Dress Up Your Locker Rooms & Restrooms

By Richard Zowie


W

hether your facility caters to hard-core athletes working out on the court or ballfield, or you provide fitness and recreation to more casually active patrons, your locker rooms are an integral part of those patrons' experience of your facility.

They're a place of at least two settings: Before a game or workout, your patrons go there to get changed and prepare to work up a good sweat. After the game or workout, locker rooms are a place to take a shower, change back into street clothes, and relax and unwind.

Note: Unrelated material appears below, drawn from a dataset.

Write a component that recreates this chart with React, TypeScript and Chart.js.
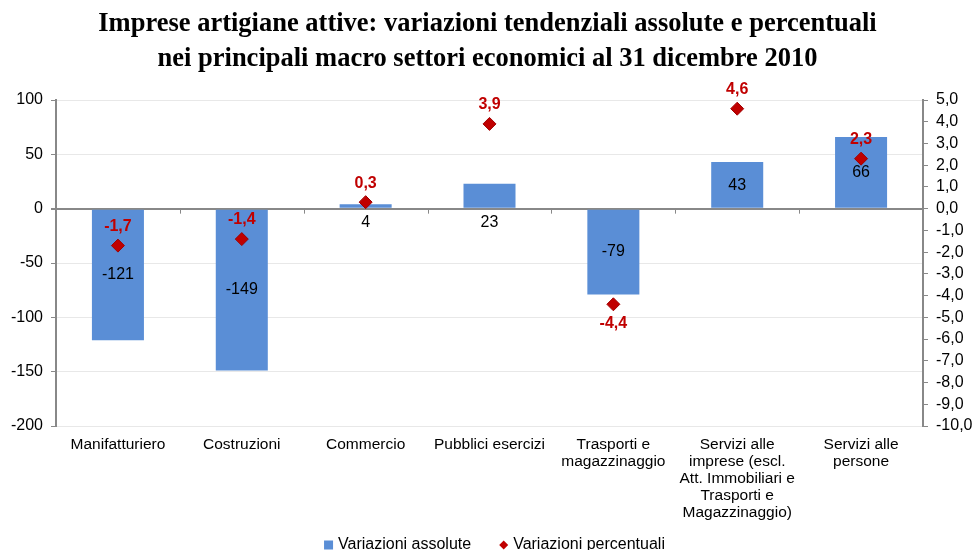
import React, { useEffect, useRef } from "react";
import { Chart, registerables } from "chart.js";

Chart.register(...registerables);

const titleLines = [
  "Imprese artigiane attive: variazioni tendenziali assolute e percentuali",
  "nei principali macro settori economici al 31 dicembre 2010",
];
const categories: string[][] = [
  ["Manifatturiero"],
  ["Costruzioni"],
  ["Commercio"],
  ["Pubblici esercizi"],
  ["Trasporti e", "magazzinaggio"],
  ["Servizi alle", "imprese (escl.", "Att. Immobiliari e", "Trasporti e", "Magazzinaggio)"],
  ["Servizi alle", "persone"],
];
const absoluteValues = [-121, -149, 4, 23, -79, 43, 66];
const percentValues = [-1.7, -1.4, 0.3, 3.9, -4.4, 4.6, 2.3];
const seriesNames = ["Variazioni assolute", "Variazioni percentuali"];

const BLUE = "#5A8ED6";
const RED = "#C00000";
const SANS = "'Liberation Sans', Arial, sans-serif";
const fmt = (v: number) => v.toFixed(1).replace(".", ",");

const labelPlugin = {
  id: "labels",
  afterDatasetsDraw(chart: any) {
    const ctx = chart.ctx;
    const y = chart.scales.y;
    const zero = y.getPixelForValue(0);
    const area = chart.chartArea;
    ctx.save();
    // category tick marks on zero line
    ctx.strokeStyle = "#888";
    ctx.lineWidth = 1;
    const n = categories.length;
    const step = (area.right - area.left) / n;
    for (let i = 1; i < n; i++) {
      const px = Math.round(area.left + step * i) + 0.5;
      ctx.beginPath();
      ctx.moveTo(px, zero);
      ctx.lineTo(px, zero + 5);
      ctx.stroke();
    }
    // bar labels
    const barMeta = chart.getDatasetMeta(0);
    ctx.font = "16px " + SANS;
    ctx.fillStyle = "#000";
    ctx.textAlign = "center";
    ctx.textBaseline = "middle";
    barMeta.data.forEach((bar: any, i: number) => {
      const v = absoluteValues[i];
      const py = Math.abs(v) < 30 ? zero + 14 : (bar.y + zero) / 2;
      ctx.fillText(String(v), bar.x, py);
    });
    // percent labels
    const ptMeta = chart.getDatasetMeta(1);
    ctx.font = "bold 16px " + SANS;
    ctx.fillStyle = RED;
    ptMeta.data.forEach((pt: any, i: number) => {
      const v = percentValues[i];
      const py = v < -3 ? pt.y + 19 : pt.y - 19;
      ctx.fillText(fmt(v), pt.x, py);
    });
    // legend
    ctx.font = "16px " + SANS;
    ctx.textAlign = "left";
    const w1 = ctx.measureText(seriesNames[0]).width;
    const w2 = ctx.measureText(seriesNames[1]).width;
    const box = 9, gap = 5, sep = 28;
    const total = box + gap + w1 + sep + box + gap + w2;
    let lx = (chart.width - total) / 2 + 7;
    const ly = chart.height - 5;
    ctx.fillStyle = BLUE;
    ctx.fillRect(lx, ly - box / 2, box, box);
    lx += box + gap;
    ctx.fillStyle = "#000";
    ctx.fillText(seriesNames[0], lx, ly);
    lx += w1 + sep;
    ctx.fillStyle = RED;
    ctx.beginPath();
    ctx.moveTo(lx + box / 2, ly - box / 2);
    ctx.lineTo(lx + box, ly);
    ctx.lineTo(lx + box / 2, ly + box / 2);
    ctx.lineTo(lx, ly);
    ctx.closePath();
    ctx.fill();
    lx += box + gap;
    ctx.fillStyle = "#000";
    ctx.fillText(seriesNames[1], lx, ly);
    ctx.restore();
  },
};

export default function App() {
  const ref = useRef<HTMLCanvasElement>(null);
  useEffect(() => {
    document.body.style.margin = "0";
    const chart = new Chart(ref.current!, {
      type: "bar",
      data: {
        labels: categories as any,
        datasets: [
          {
            type: "bar",
            label: seriesNames[0],
            data: absoluteValues,
            backgroundColor: BLUE,
            yAxisID: "y",
            barPercentage: 0.84,
            categoryPercentage: 0.5,
            order: 2,
          },
          {
            type: "line",
            label: seriesNames[1],
            data: percentValues,
            yAxisID: "y1",
            showLine: false,
            pointStyle: "rectRot",
            pointRadius: 6.5,
            backgroundColor: RED,
            borderColor: "#A00000",
            borderWidth: 1,
            order: 1,
          } as any,
        ],
      },
      options: {
        animation: false,
        responsive: false,
        layout: { padding: { left: 0, right: 0, top: 0, bottom: 0 } },
        plugins: {
          title: {
            display: true,
            text: titleLines,
            color: "#000",
            font: { family: "'Liberation Serif', 'Times New Roman', serif", size: 26.5, weight: "bold", lineHeight: 35 / 26.5 },
            padding: { top: 7, bottom: 23 },
          },
          legend: { display: false },
          tooltip: { enabled: false },
        },
        scales: {
          x: {
            grid: { display: false, drawTicks: false },
            border: { display: false },
            ticks: {
              color: "#000",
              maxRotation: 0,
              autoSkip: false,
              padding: 10,
              font: { family: SANS, size: 15.5, lineHeight: 17 / 15.5 },
            },
            afterFit: (s: any) => { s.height = 124; },
          },
          y: {
            position: "left",
            min: -200,
            max: 100,
            ticks: {
              stepSize: 50,
              color: "#000",
              padding: 8,
              autoSkip: false,
              font: { family: SANS, size: 16 },
            },
            grid: {
              color: (c: any) => (c.tick && c.tick.value === 0 ? "#888" : "#e8e8e8"),
              lineWidth: (c: any) => (c.tick && c.tick.value === 0 ? 2 : 1),
              tickColor: "#888",
              tickLength: 5,
            },
            border: { color: "#888", width: 2 },
            afterFit: (s: any) => { s.width = 56; },
          },
          y1: {
            position: "right",
            min: -10,
            max: 5,
            ticks: {
              stepSize: 1,
              color: "#000",
              padding: 8,
              autoSkip: false,
              callback: (v: any) => fmt(Number(v)),
              font: { family: SANS, size: 16 },
            },
            grid: { drawOnChartArea: false, tickColor: "#888", tickLength: 5 },
            border: { color: "#888", width: 2 },
            afterFit: (s: any) => { s.width = 52; },
          },
        },
      } as any,
      plugins: [labelPlugin],
    });
    return () => chart.destroy();
  }, []);
  return (
    <div style={{ width: 975, height: 550 }}>
      <canvas ref={ref} width={975} height={550} style={{ display: "block" }} />
    </div>
  );
}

Over the years, locker rooms have progressed far beyond the wooden bench and nail in the wall to hang clothes from. Today's locker rooms are becoming more and more advanced as they focus on comfort and meeting people's ever-evolving needs. Whether they're bare-bones locker rooms and restrooms in park district recreation centers or polished locker rooms with spa-like amenities at high-end fitness clubs, the best ones all do the same thing: provide a comfortable, practical place to gear up before and cool down after activity. And, of course, brag about who's the best.

The Humanizing Touch

When we think of lockers, what often comes to mind? The loud, metallic clanging of a locker being opened or shut, perhaps. Some lockers even become a billboard of sorts as vandals use magic markers to write not-so-flattering messages on them. As far as security goes, lockers in the past ranged from built-in combination locks to vertical slots where the owner inserted their combination lock, and most locker rooms still feature this type of mechanism.

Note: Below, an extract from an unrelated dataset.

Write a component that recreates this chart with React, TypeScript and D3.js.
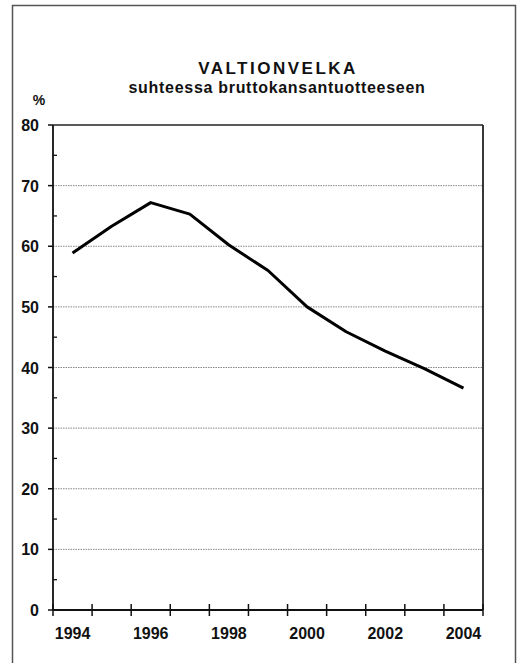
import React from "react";
import * as d3 from "d3";

const years = [1994, 1995, 1996, 1997, 1998, 1999, 2000, 2001, 2002, 2003, 2004];
const debtPct = [58.9, 63.3, 67.2, 65.3, 60.2, 56.0, 50.0, 45.9, 42.7, 39.8, 36.6];
const yTicks = [0, 10, 20, 30, 40, 50, 60, 70, 80];
const yMinorTicks = [5, 15, 25, 35, 45, 55, 65, 75];
const xLabelYears = [1994, 1996, 1998, 2000, 2002, 2004];
const titleText = "VALTIONVELKA";
const subtitleText = "suhteessa bruttokansantuotteeseen";
const unitText = "%";

export default function App() {
  const W = 518, H = 663;
  const left = 53, right = 483, top = 125, bottom = 610;
  const x = d3.scaleLinear().domain([years[0] - 0.5, years[years.length - 1] + 0.5]).range([left, right]);
  const y = d3.scaleLinear().domain([0, 80]).range([bottom, top]);
  const xBoundaries = d3.range(years[0] - 0.5, years[years.length - 1] + 1, 1);
  const line = d3.line<number>().x((_, i) => x(years[i])).y((d) => y(d));
  const font = "'Liberation Sans', Arial, Helvetica, sans-serif";
  return (
    <svg width={W} height={H} style={{ position: "absolute", left: 0, top: 0, background: "#fff" }} fontFamily={font}>
      {/* outer frame */}
      <path d={`M12.5,${H} V5.5 H515.5 V${H}`} fill="none" stroke="#555" strokeWidth={1.5} />
      {/* title */}
      <text x={278} y={74} textAnchor="middle" fontSize={17} fontWeight="bold" letterSpacing={2.5} fill="#111">{titleText}</text>
      <text x={277} y={93} textAnchor="middle" fontSize={16} fontWeight="bold" letterSpacing={0.7} fill="#111">{subtitleText}</text>
      <text x={39} y={105} textAnchor="middle" fontSize={14} fontWeight="bold" fill="#111">{unitText}</text>
      {/* grid */}
      {yTicks.filter((t) => t > 0 && t < 80).map((t) => (
        <line key={"g" + t} x1={left} x2={right} y1={y(t)} y2={y(t)} stroke="#888" strokeWidth={1} strokeDasharray="1.5,1" />
      ))}
      {/* frame of plot */}
      <line x1={left} x2={right} y1={y(80)} y2={y(80)} stroke="#222" strokeWidth={1.5} />
      <line x1={right} x2={right} y1={y(80)} y2={y(0)} stroke="#222" strokeWidth={1.8} />
      <line x1={left} x2={left} y1={y(80)} y2={y(0)} stroke="#111" strokeWidth={1.8} />
      <line x1={left} x2={right} y1={y(0)} y2={y(0)} stroke="#111" strokeWidth={1.8} />
      {/* y ticks */}
      {yTicks.map((t) => (
        <g key={"y" + t}>
          <line x1={left - 5} x2={left} y1={y(t)} y2={y(t)} stroke="#111" strokeWidth={1.5} />
          <text x={39} y={y(t) + 6} textAnchor="end" fontSize={16} fontWeight="bold" fill="#111">{t}</text>
        </g>
      ))}
      {yMinorTicks.map((t) => (
        <line key={"m" + t} x1={left} x2={left + 4} y1={y(t)} y2={y(t)} stroke="#111" strokeWidth={1.3} />
      ))}
      {/* x ticks */}
      {xBoundaries.map((b) => (
        <line key={"x" + b} x1={x(b)} x2={x(b)} y1={y(0) - 6} y2={y(0) + 6} stroke="#111" strokeWidth={1.5} />
      ))}
      {xLabelYears.map((yr) => (
        <text key={"l" + yr} x={x(yr)} y={639} textAnchor="middle" fontSize={16} fontWeight="bold" fill="#111">{yr}</text>
      ))}
      {/* data line */}
      <path d={line(debtPct) || ""} fill="none" stroke="#000" strokeWidth={3} strokeLinejoin="round" />
    </svg>
  );
}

Today's locker room designers are more cognizant of the time spent there and endeavor to humanize the space, said Stephen Springs, AIA, principal with Dallas-based Brinkley Sargent Architects.

"Twenty years ago, they were designed mostly around their function and ease of maintenance," he explained. "High-end health clubs were the only exception. Now the quality of light and air and the attention to detail, fit and finish are just as important to most new projects. …Family changing rooms, once seen as a luxury if seen at all, are now givens when designing a new public facility."

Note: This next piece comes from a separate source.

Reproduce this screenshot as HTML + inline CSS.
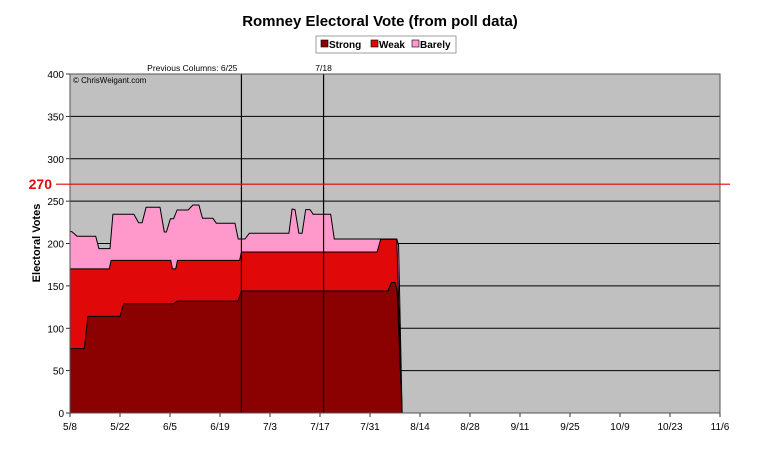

Springs added that accessibility for the disabled is another aspect of design that has changed dramatically in the past 20 years.

Some modern locker rooms even incorporate small lounge spaces and comfortable furniture and televisions to give them a more home-like appearance.

"Locker rooms have always been social spaces," Springs said. "Look at the Roman baths as a precursor. It is just in the last couple of decades that I believe public facilities have approached them as such from a design standpoint. Public facilities are becoming more health-club-like."

Mike Tierney, the senior director of arena operations at the Pepsi Center in Denver (home of the NBA's Denver Nuggets and the NHL's Colorado Avalanche), has been in charge of upgrades at the facility's locker rooms and restrooms. The center has one locker room for both the Nuggets and Avalanche along with visiting locker rooms for both hoops and hockey. The arena also has other locker rooms for multi-team tournament events and concerts.

"Additionally, we have two male and two female locker rooms for event staff to change into their uniforms prior to their shifts," Tierney said.